EXERCISE DATA -
· · ·

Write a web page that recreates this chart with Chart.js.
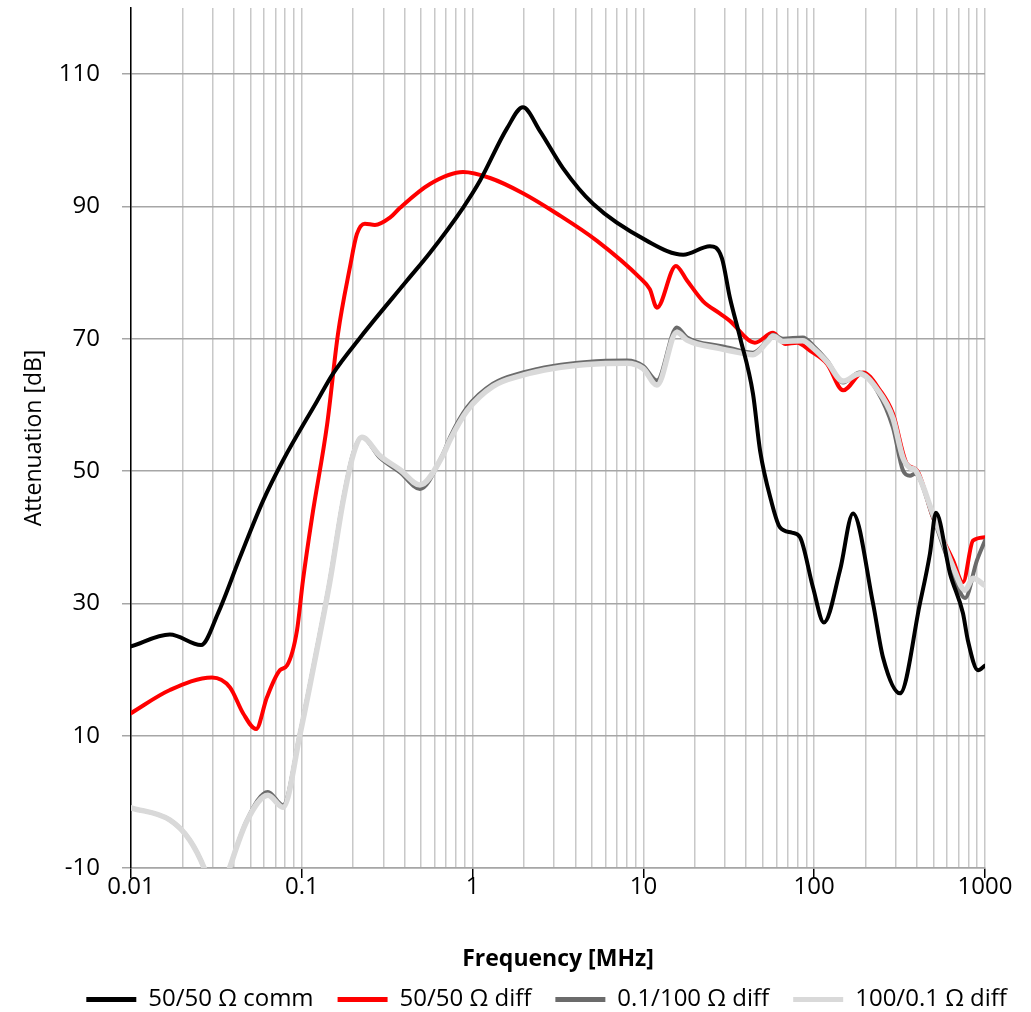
<!DOCTYPE html>
<html>
<head>
<meta charset="utf-8">
<script src="https://cdn.jsdelivr.net/npm/chart.js@4/dist/chart.umd.min.js"></script>
<style>
html,body{margin:0;padding:0;background:#fff;}
#wrap{width:1031px;height:1012px;position:relative;}
</style>
</head>
<body>
<div id="wrap"><canvas id="c"></canvas></div>
<script>
// ---- data (frequency in MHz, attenuation in dB) ----
const seriesNames = ['50/50 \u03A9 comm', '50/50 \u03A9 diff', '0.1/100 \u03A9 diff', '100/0.1 \u03A9 diff'];
const seriesColors = ['#000000', '#ff0000', '#6b6b6b', '#d9d9d9'];

const commFreq = [0.01, 0.0169, 0.0257, 0.0323, 0.0435, 0.0593, 0.0776, 0.123, 0.152, 0.22, 0.413, 0.563, 0.879, 1.10, 1.59, 1.97, 2.48, 3.38, 5.07, 10.5, 17.1, 24.5, 28.8, 32.1, 36.8, 43.8, 48.2, 56, 63, 74, 82.6, 98.4, 114, 141.6, 168.7, 221, 253, 318, 416, 476, 516, 624, 743, 794, 910, 1000];
const commVal  = [23.5, 25.3, 23.7, 28.5, 37.0, 45.5, 51.6, 60.6, 64.7, 70.2, 78.8, 83.0, 89.8, 93.8, 101.8, 105.0, 101.4, 95.8, 90.4, 84.8, 82.7, 84.0, 82.2, 76.2, 70.2, 61.7, 53.1, 45.5, 41.5, 40.7, 40.0, 32.4, 27.1, 35.0, 43.6, 30.0, 21.8, 16.4, 30.0, 37.5, 43.7, 34.5, 28.5, 24.4, 19.9, 20.6];

const diffFreq = [0.01, 0.0169, 0.0298, 0.038, 0.0453, 0.054, 0.0625, 0.0745, 0.0819, 0.0937, 0.1016, 0.1148, 0.1406, 0.163, 0.191, 0.210, 0.234, 0.268, 0.328, 0.376, 0.563, 0.879, 1.265, 1.97, 3.12, 5.35, 9.55, 10.9, 12.0, 15.5, 18.0, 22.3, 28.1, 32.1, 45.0, 57.4, 67.5, 79.4, 94.4, 119, 147.6, 193, 243, 289, 349, 400, 496, 650, 743, 851, 1000];
const diffVal  = [13.4, 16.9, 18.8, 17.3, 13.4, 11.0, 15.8, 19.9, 20.6, 25.9, 33.5, 43.0, 57.0, 70.8, 80.7, 85.8, 87.4, 87.2, 88.3, 89.8, 93.4, 95.2, 94.3, 92.0, 88.9, 84.8, 79.2, 77.5, 74.7, 81.0, 78.8, 75.7, 73.8, 72.7, 69.4, 70.9, 69.2, 69.4, 68.2, 66.2, 62.2, 64.9, 62.2, 58.7, 51.1, 50.1, 43.0, 36.5, 33.2, 39.5, 40.0];

const lowHighFreq = [0.01, 0.0169, 0.0221, 0.0271, 0.032, 0.038, 0.0477, 0.0633, 0.0776, 0.0976, 0.123, 0.146, 0.174, 0.1995, 0.225, 0.287, 0.376, 0.492, 0.671, 0.737, 0.927, 1.315, 1.97, 2.96, 4.67, 8.02, 9.96, 12.0, 15.7, 18.0, 28.1, 32, 43.8, 53, 57.4, 65.6, 85.9, 98.4, 119, 147.6, 185, 233, 289, 331, 364, 389, 496, 650, 764, 897, 1000];
const lowHighVal  = [-0.9, -2.75, -5.8, -10.3, -16, -9.8, -2.75, 1.5, -0.5, 10.4, 23.4, 33.5, 45.5, 52.6, 55.1, 52.0, 49.8, 47.3, 52.6, 55.1, 59.6, 63.2, 64.9, 65.9, 66.5, 66.7, 65.9, 63.7, 71.7, 70.2, 68.9, 68.6, 67.9, 69.7, 70.6, 70.0, 70.2, 69.0, 66.7, 63.4, 64.9, 62.2, 56.6, 50.1, 49.3, 49.6, 43.0, 34.5, 30.8, 36.5, 39.5];

const highLowFreq = [0.01, 0.0169, 0.0221, 0.0271, 0.032, 0.038, 0.0477, 0.0633, 0.0776, 0.0976, 0.123, 0.146, 0.174, 0.1995, 0.225, 0.287, 0.376, 0.492, 0.671, 0.737, 0.927, 1.315, 1.97, 2.96, 4.67, 8.02, 9.96, 12.0, 15.7, 18.0, 28.1, 32, 43.8, 53, 57.4, 65.6, 85.9, 98.4, 119, 147.6, 185, 233, 289, 331, 364, 389, 496, 650, 764, 851, 1000];
const highLowVal  = [-0.9, -2.75, -5.8, -10.3, -16, -9.8, -2.9, 1.0, -0.8, 10.2, 23.2, 33.3, 45.3, 52.4, 55.1, 52.3, 50.2, 47.9, 52.4, 54.7, 59.1, 62.8, 64.5, 65.5, 66.1, 66.3, 65.5, 63.0, 71.0, 69.8, 68.5, 68.2, 67.6, 69.5, 70.4, 69.6, 69.7, 68.6, 66.5, 63.6, 64.7, 62.4, 58.0, 52.0, 50.5, 50.2, 43.5, 35.5, 32.0, 33.8, 32.7];

const yTicks = [-10, 10, 30, 50, 70, 90, 110];
const xDecades = [0.01, 0.1, 1, 10, 100, 1000];
const xTickLabels = ['0.01', '0.1', '1', '10', '100', '1000'];
const xTitle = 'Frequency [MHz]';
const yTitle = 'Attenuation [dB]';

// ---- build ----
function pts(fs, vs) { return fs.map((f, i) => ({ x: f, y: vs[i] })); }

Chart.defaults.font.family = '"Open Sans", "DejaVu Sans", sans-serif';
Chart.defaults.color = '#000';

const widths = [4, 4, 4, 5.5];
const orders = [0, 3, 2, 1];
const allData = [pts(commFreq, commVal), pts(diffFreq, diffVal), pts(lowHighFreq, lowHighVal), pts(highLowFreq, highLowVal)];

const datasets = allData.map((d, i) => ({
  label: seriesNames[i],
  data: d,
  borderColor: seriesColors[i],
  backgroundColor: seriesColors[i],
  borderWidth: widths[i],
  pointRadius: 0,
  fill: false,
  cubicInterpolationMode: 'monotone',
  borderCapStyle: 'round',
  borderJoinStyle: 'round',
  order: orders[i]
}));

function isDecade(v) {
  const l = Math.log10(v);
  return Math.abs(l - Math.round(l)) < 1e-6;
}

const LEFT_PAD = 5;
const PLOT_LEFT = 131;
const PLOT_BOTTOM = 868;
const RIGHT_GAP = 46;
const LEGEND_PAD = 24;
const LEGEND_FONT = 24;
const BOTTOM_PAD = -9.5;

new Chart(document.getElementById('c'), {
  type: 'line',
  data: { datasets },
  options: {
    responsive: true,
    maintainAspectRatio: false,
    animation: false,
    layout: { padding: { left: LEFT_PAD, right: 0, top: 8, bottom: BOTTOM_PAD } },
    plugins: {
      tooltip: { enabled: false },
      legend: {
        position: 'bottom',
        align: 'end',
        labels: {
          font: { size: LEGEND_FONT },
          boxWidth: 50,
          boxHeight: 5,
          padding: LEGEND_PAD,
          sort: (a, b) => a.datasetIndex - b.datasetIndex,
          generateLabels: (chart) => {
            const items = Chart.defaults.plugins.legend.labels.generateLabels(chart);
            items.forEach(it => { it.lineWidth = 0; it.fillStyle = seriesColors[it.datasetIndex]; });
            return items;
          }
        }
      }
    },
    scales: {
      x: {
        type: 'logarithmic',
        min: 0.01,
        max: 1000,
        afterBuildTicks: (scale) => {
          const t = [];
          for (let e = -2; e <= 3; e++) {
            for (let s = 1; s <= 9; s++) {
              const v = parseFloat((s * Math.pow(10, e)).toPrecision(6));
              t.push({ value: v, major: s === 1 });
              if (e === 3) break;
            }
          }
          scale.ticks = t;
        },
        afterFit: (scale) => {
          const legendH = LEGEND_FONT + LEGEND_PAD + 10;
          const legendTop = 1012 - BOTTOM_PAD - legendH;
          scale.height = legendTop - PLOT_BOTTOM;
          scale.paddingRight = RIGHT_GAP;
        },
        ticks: {
          autoSkip: false,
          maxRotation: 0,
          padding: -5,
          font: { size: 24 },
          callback: function (value) {
            if (!isDecade(value)) return '';
            const idx = xDecades.findIndex(d => Math.abs(Math.log10(d) - Math.log10(value)) < 1e-6);
            return idx >= 0 ? xTickLabels[idx] : '';
          }
        },
        grid: {
          color: '#c8c8c8',
          lineWidth: 1.5,
          tickLength: 10,
          tickColor: (ctx) => (ctx.tick && ctx.tick.major) ? '#000' : 'rgba(0,0,0,0)',
          tickWidth: 1.5
        },
        border: { color: '#a6a6a6', width: 1.5 },
        title: {
          display: true,
          text: xTitle,
          font: { size: 23, weight: 'bold' },
          padding: { top: 40, bottom: -10 }
        }
      },
      y: {
        type: 'linear',
        min: -10,
        max: 120,
        afterBuildTicks: (scale) => {
          scale.ticks = yTicks.map(v => ({ value: v }));
        },
        afterFit: (scale) => {
          scale.width = PLOT_LEFT - LEFT_PAD;
          scale.paddingTop = 0;
          scale.paddingBottom = 0;
        },
        ticks: {
          padding: 22,
          font: { size: 24 }
        },
        grid: {
          color: '#a6a6a6',
          lineWidth: 1.5,
          tickLength: 9,
          tickColor: '#a6a6a6'
        },
        border: { color: '#000', width: 1.5 },
        title: {
          display: true,
          text: yTitle,
          font: { size: 23 },
          padding: { top: 16, bottom: 10 }
        }
      }
    }
  }
});
</script>
</body>
</html>
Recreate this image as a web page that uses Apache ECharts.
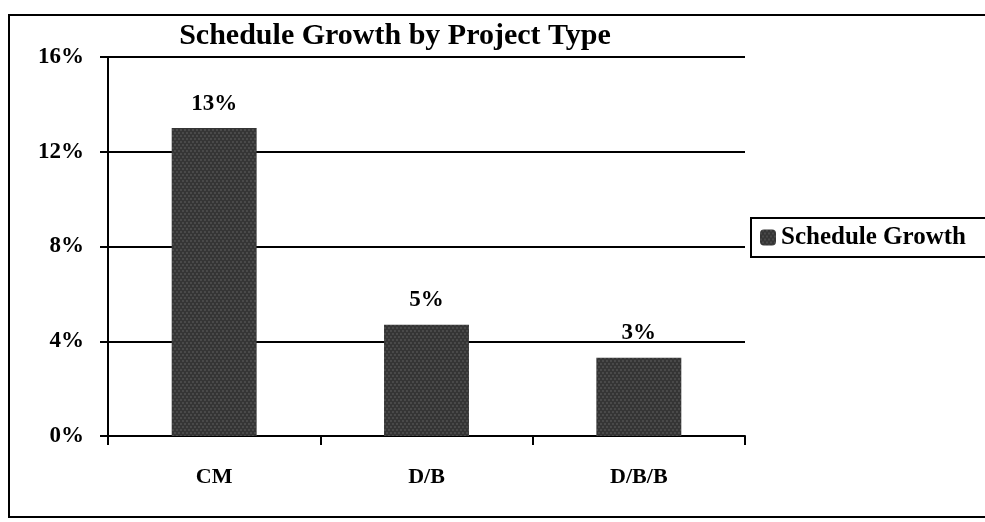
<!DOCTYPE html>
<html>
<head>
<meta charset="utf-8">
<script src="https://cdn.jsdelivr.net/npm/echarts@6/dist/echarts.min.js"></script>
<style>
  html, body { margin: 0; padding: 0; background: #fff; }
  #main { width: 985px; height: 522px; }
</style>
</head>
<body>
<div id="main"></div>
<script>
let categories = ["CM", "D/B", "D/B/B"];
let growth = [13, 4.7, 3.3];
let yTicks = [0, 4, 8, 12, 16];

let serif = "'Liberation Serif', 'Times New Roman', serif";

let myChart = echarts.init(document.getElementById("main"), null, { renderer: "canvas" });

let option = {
  backgroundColor: "#fff",
  animation: false,
  title: {
    text: "Schedule Growth by Project Type",
    left: 390,
    textAlign: "center",
    top: 16,
    textStyle: { fontFamily: serif, fontWeight: "bold", fontSize: 30, color: "#000" },
  },
  // outer frame
  graphic: [
    {
      type: "rect",
      shape: { x: 9, y: 15, width: 990, height: 502 },
      style: { fill: "none", stroke: "#000", lineWidth: 2 },
      silent: true,
    },
  ],
  legend: {
    data: ["Schedule Growth"],
    left: 751,
    top: 218,
    orient: "vertical",
    itemWidth: 16,
    itemHeight: 16,
    itemGap: 4,
    padding: [7, 30, 7, 9],
    borderColor: "#000",
    borderWidth: 2,
    textStyle: { fontFamily: serif, fontWeight: "bold", fontSize: 25, color: "#000" },
  },
  grid: { left: 108, top: 57, right: 240, bottom: 86 },
  xAxis: {
    type: "category",
    data: categories,
    axisLine: { lineStyle: { color: "#000", width: 2 } },
    axisTick: { show: true, length: 9, lineStyle: { color: "#000", width: 2 } },
    axisLabel: {
      margin: 30,
      fontFamily: serif,
      fontWeight: "bold",
      fontSize: 22,
      color: "#000",
    },
  },
  yAxis: {
    type: "value",
    min: 0,
    max: 16,
    interval: 4,
    axisLine: { show: true, lineStyle: { color: "#000", width: 2 } },
    axisTick: { show: true, length: 8, lineStyle: { color: "#000", width: 2 } },
    splitLine: { show: true, lineStyle: { color: "#000", width: 2 } },
    axisLabel: {
      margin: 24,
      fontFamily: serif,
      fontWeight: "bold",
      fontSize: 23,
      color: "#000",
      formatter: (v) => (yTicks.includes(v) ? v + "%" : ""),
    },
  },
  series: [
    {
      name: "Schedule Growth",
      type: "bar",
      data: growth,
      barWidth: "40%",
      itemStyle: {
        color: "#353535",
        decal: {
          symbol: "rect",
          symbolSize: 0.6,
          color: "rgba(255,255,255,0.35)",
          dashArrayX: [[2, 2], [0, 2, 2, 0]],
          dashArrayY: [2, 1],
          rotation: 0,
        },
      },
      label: {
        show: true,
        position: "top",
        distance: 13,
        fontFamily: serif,
        fontWeight: "bold",
        fontSize: 23,
        color: "#000",
        formatter: (p) => Math.round(p.value) + "%",
      },
    },
  ],
};

myChart.setOption(option);
</script>
</body>
</html>
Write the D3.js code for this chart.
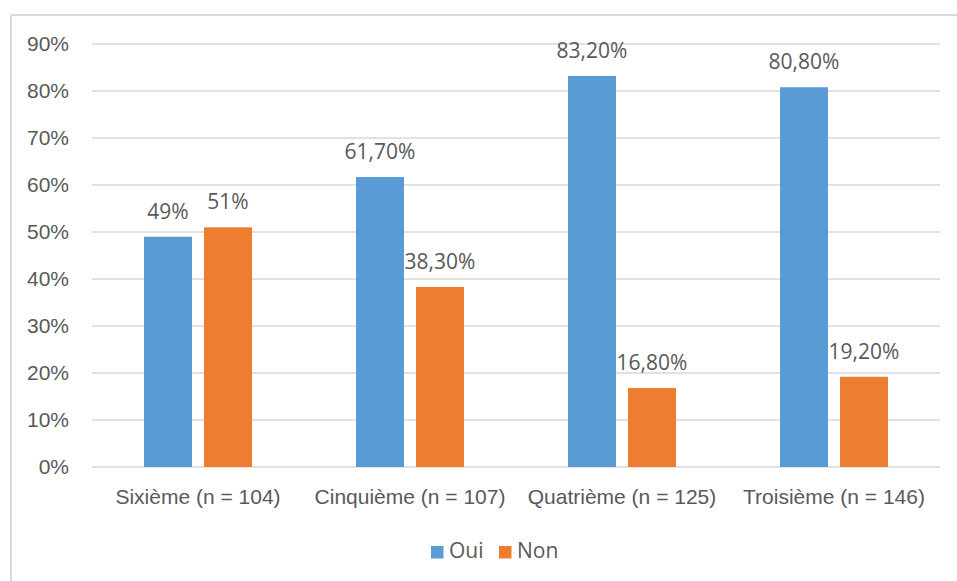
<!DOCTYPE html>
<html>
<head>
<meta charset="utf-8">
<script src="https://cdn.jsdelivr.net/npm/d3@7"></script>
<style>
  html, body { margin: 0; padding: 0; background: #fff; }
  svg { display: block; font-family: "Open Sans", "Noto Sans", sans-serif; }
</style>
</head>
<body>
<svg id="chart" width="957" height="581"></svg>
<script>
// Categories (school year with sample size) and answer shares in percent
const categories = ["Sixième (n = 104)", "Cinquième (n = 107)", "Quatrième (n = 125)", "Troisième (n = 146)"];
const seriesNames = ["Oui", "Non"];
const ouiValues = [49, 61.7, 83.2, 80.8];
const nonValues = [51, 38.3, 16.8, 19.2];
const ouiLabels = ["49%", "61,70%", "83,20%", "80,80%"];
const nonLabels = ["51%", "38,30%", "16,80%", "19,20%"];
const yTicks = [0, 10, 20, 30, 40, 50, 60, 70, 80, 90];
const colors = ["#5B9BD5", "#ED7D31"];

const svg = d3.select("#chart");
const textColor = "#595959";
const fontSize = 21;

// Outer chart frame
svg.append("rect")
  .attr("x", 11).attr("y", 15)
  .attr("width", 960).attr("height", 600)
  .attr("fill", "none").attr("stroke", "#d9d9d9").attr("stroke-width", 2);

const plot = { left: 92, right: 940, top: 44, bottom: 467 };

const x = d3.scaleBand().domain(categories).range([plot.left, plot.right]);
const y = d3.scaleLinear().domain([0, 90]).range([plot.bottom, plot.top]);

// Gridlines
svg.append("g").selectAll("line").data(yTicks).join("line")
  .attr("x1", plot.left).attr("x2", plot.right)
  .attr("y1", d => y(d)).attr("y2", d => y(d))
  .attr("stroke", "#d9d9d9").attr("stroke-width", 1.5);

// Y axis labels
const yAxis = d3.axisLeft(y).tickValues(yTicks).tickFormat(d => d + "%").tickSize(0).tickPadding(23);
const yG = svg.append("g").attr("transform", `translate(${plot.left},0)`).call(yAxis);
yG.select(".domain").remove();
yG.selectAll("text").attr("fill", textColor).style("font-size", fontSize + "px")
  .attr("font-family", null);

// Bars
const barW = 48, gap = 12;
const series = [
  { name: seriesNames[0], values: ouiValues, labels: ouiLabels, color: colors[0], offset: -(gap / 2 + barW) },
  { name: seriesNames[1], values: nonValues, labels: nonLabels, color: colors[1], offset: gap / 2 }
];
const center = c => x(c) + x.bandwidth() / 2;

series.forEach(s => {
  const g = svg.append("g");
  g.selectAll("rect").data(categories).join("rect")
    .attr("x", (c) => center(c) + s.offset)
    .attr("y", (c, i) => y(s.values[i]))
    .attr("width", barW)
    .attr("height", (c, i) => y(0) - y(s.values[i]))
    .attr("fill", s.color);
  g.selectAll("text").data(categories).join("text")
    .attr("x", c => center(c) + s.offset + barW / 2)
    .attr("y", (c, i) => y(s.values[i]) - 18)
    .attr("text-anchor", "middle")
    .attr("fill", textColor)
    .style("font-size", fontSize + "px")
    .text((c, i) => s.labels[i]);
});

// Category axis labels
const xAxis = d3.axisBottom(x).tickSize(0).tickPadding(22);
const xG = svg.append("g").attr("transform", `translate(0,${plot.bottom})`).call(xAxis);
xG.select(".domain").remove();
xG.selectAll("text").attr("fill", textColor).style("font-size", fontSize + "px")
  .attr("font-family", null);

// Legend
const legend = svg.append("g");
const legendX = [431, 499];
seriesNames.forEach((name, i) => {
  legend.append("rect")
    .attr("x", legendX[i]).attr("y", 546)
    .attr("width", 12.5).attr("height", 12.5)
    .attr("fill", colors[i]);
  legend.append("text")
    .attr("x", legendX[i] + 18).attr("y", 558)
    .attr("fill", textColor)
    .style("font-size", fontSize + "px")
    .text(name);
});
</script>
</body>
</html>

· · ·

TASK DESCRIPTION - Reproduce, word for word, every line from the start of the records down to and including the line with "24.4, 19.9, 20.6];"; skip the pictures.

THE ANSWER -
Write a web page that recreates this chart with Chart.js.
<!DOCTYPE html>
<html>
<head>
<meta charset="utf-8">
<script src="https://cdn.jsdelivr.net/npm/chart.js@4/dist/chart.umd.min.js"></script>
<style>
html,body{margin:0;padding:0;background:#fff;}
#wrap{width:1031px;height:1012px;position:relative;}
</style>
</head>
<body>
<div id="wrap"><canvas id="c"></canvas></div>
<script>
// ---- data (frequency in MHz, attenuation in dB) ----
const seriesNames = ['50/50 \u03A9 comm', '50/50 \u03A9 diff', '0.1/100 \u03A9 diff', '100/0.1 \u03A9 diff'];
const seriesColors = ['#000000', '#ff0000', '#6b6b6b', '#d9d9d9'];

const commFreq = [0.01, 0.0169, 0.0257, 0.0323, 0.0435, 0.0593, 0.0776, 0.123, 0.152, 0.22, 0.413, 0.563, 0.879, 1.10, 1.59, 1.97, 2.48, 3.38, 5.07, 10.5, 17.1, 24.5, 28.8, 32.1, 36.8, 43.8, 48.2, 56, 63, 74, 82.6, 98.4, 114, 141.6, 168.7, 221, 253, 318, 416, 476, 516, 624, 743, 794, 910, 1000];
const commVal  = [23.5, 25.3, 23.7, 28.5, 37.0, 45.5, 51.6, 60.6, 64.7, 70.2, 78.8, 83.0, 89.8, 93.8, 101.8, 105.0, 101.4, 95.8, 90.4, 84.8, 82.7, 84.0, 82.2, 76.2, 70.2, 61.7, 53.1, 45.5, 41.5, 40.7, 40.0, 32.4, 27.1, 35.0, 43.6, 30.0, 21.8, 16.4, 30.0, 37.5, 43.7, 34.5, 28.5, 24.4, 19.9, 20.6];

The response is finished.